Has the games industry turned tail on microtransactions?
Last week Monolith released an official statement announcing that as of 17th July, Shadow of War will no longer contain microtransactions. Buying Gold with real money will be gone for good on 8th May, and a couple of months later the market which erstwhile sold item chests, XP boosts and orcs for the Nemesis system will be dismantled completely. Apparently buying those orcs, rather than earning them in-game, "risked undermining the heart of our game," said Monolith, six months down the road from implementing that marketplace.
Six months ago the press was saturated with headlines about a new wave of intrusive microtransactions. Communities expressed their outrage, share prices dropped, oceans turned blood red.
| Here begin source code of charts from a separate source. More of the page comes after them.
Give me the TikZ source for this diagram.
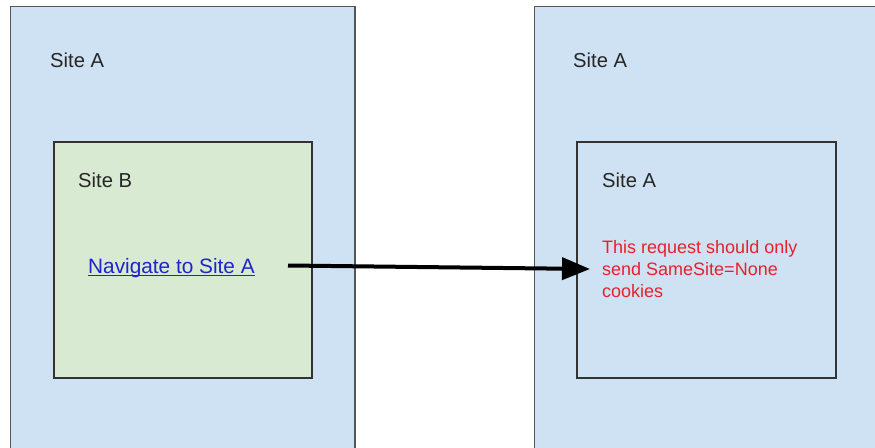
\documentclass[tikz,border=0pt]{standalone}
\usepackage{fontspec}
\setmainfont{Liberation Sans}
\usetikzlibrary{arrows.meta}
\definecolor{paneblue}{HTML}{CFE2F3}
\definecolor{panegreen}{HTML}{D9EAD3}
\definecolor{edgegray}{HTML}{555555}
\definecolor{edgedark}{HTML}{333333}
\definecolor{linkblue}{HTML}{1F24CC}
\definecolor{notered}{HTML}{E8202C}
\tikzset{
  site/.style={draw=edgegray, line width=1.3pt, fill=paneblue},
  frame/.style={draw=edgedark, line width=1.1pt},
  label/.style={anchor=base west, inner sep=0pt, font=\fontsize{20.2}{24}\selectfont, text=black!85},
  link/.style={anchor=base west, inner sep=0pt, font=\fontsize{20.8}{24}\selectfont, text=linkblue},
  linkline/.style={draw=linkblue, line width=1.5pt},
  note/.style={anchor=north west, inner sep=0pt, align=left,
    font=\fontsize{18}{22}\selectfont, text=notered},
  flow/.style={line width=4pt, -{Triangle[length=28pt,width=22pt]}}
}
\begin{document}
\begin{tikzpicture}[x=1pt, y=-1pt]
\useasboundingbox (0,0) rectangle (875,447);
\clip (0,0) rectangle (875,447);

% outer page frames
\filldraw[site] (10.5,6.5) rectangle (355,460);
\filldraw[site] (534.5,6.5) rectangle (890,460);

% embedded frames
\filldraw[frame, fill=panegreen] (54,142) rectangle (312,378);
\draw[frame] (577,142) rectangle (836,378);

% labels
\node[label] (outerA) at (50,67) {Site A};
\node[label] (outerA2) at (573,67) {Site A};
\node[label] (siteB) at (78,187) {Site B};
\node[label] (innerA) at (602,187) {Site A};
\node[link] (navlink) at (88,273) {Navigate to Site A};
\draw[linkline] ([yshift=-2.5pt]navlink.base west) -- ([yshift=-2.5pt]navlink.base east);
\node[note] (notice) at (602,240) {This request should only\\send SameSite=None\\cookies};

% navigation arrow
\coordinate (navfrom) at (288,265.5);
\coordinate (navto) at (590,269);
\draw[flow] (navfrom) -- (navto);
\end{tikzpicture}
\end{document}
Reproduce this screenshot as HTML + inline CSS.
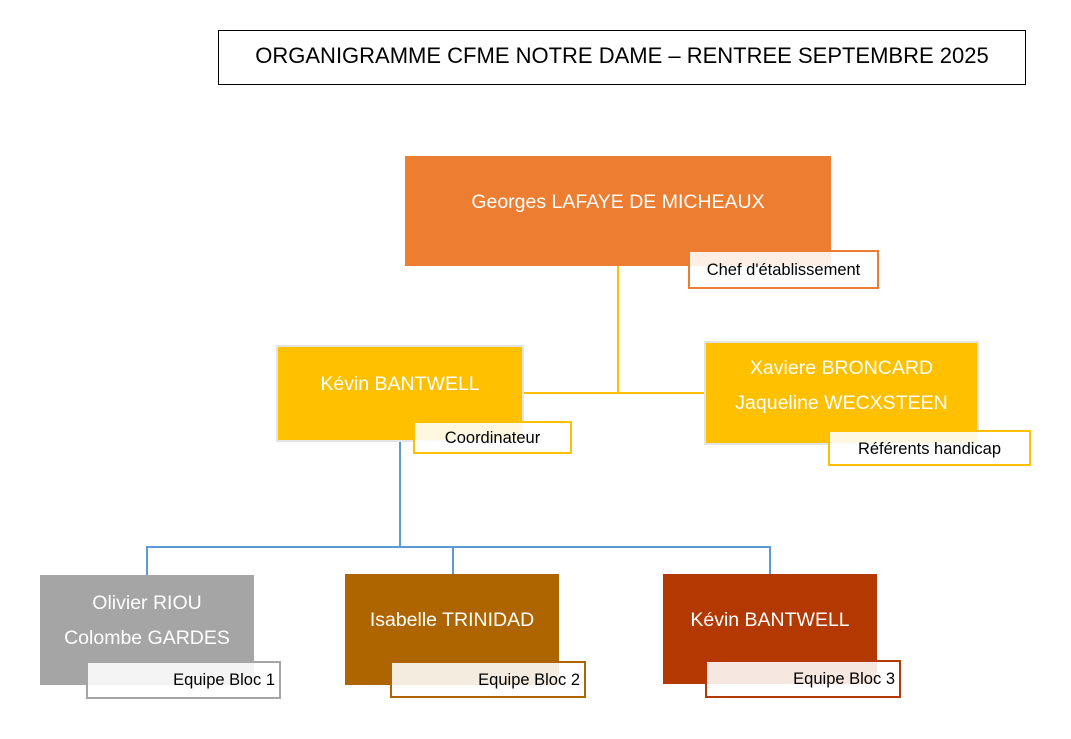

Now it's increasingly populated by news of their subsequent removal. If it wasn't for fear of having one's naivety etched indelibly onto internet record, the great microtransaction withdrawal movement of 2017/18 might be enough for one to proclaim that the practice was dead.
The reality of a multi-billion pound industry's business practices is, inevitably, nothing like that clear cut or easy to forecast. Still, the sheer number of controversies and about-turns from big publishers and major franchises in last six months demonstrate that what might have seemed like a good idea in the salad days of Q3 2017 is now a certain PR disaster. The times they are a-changin'.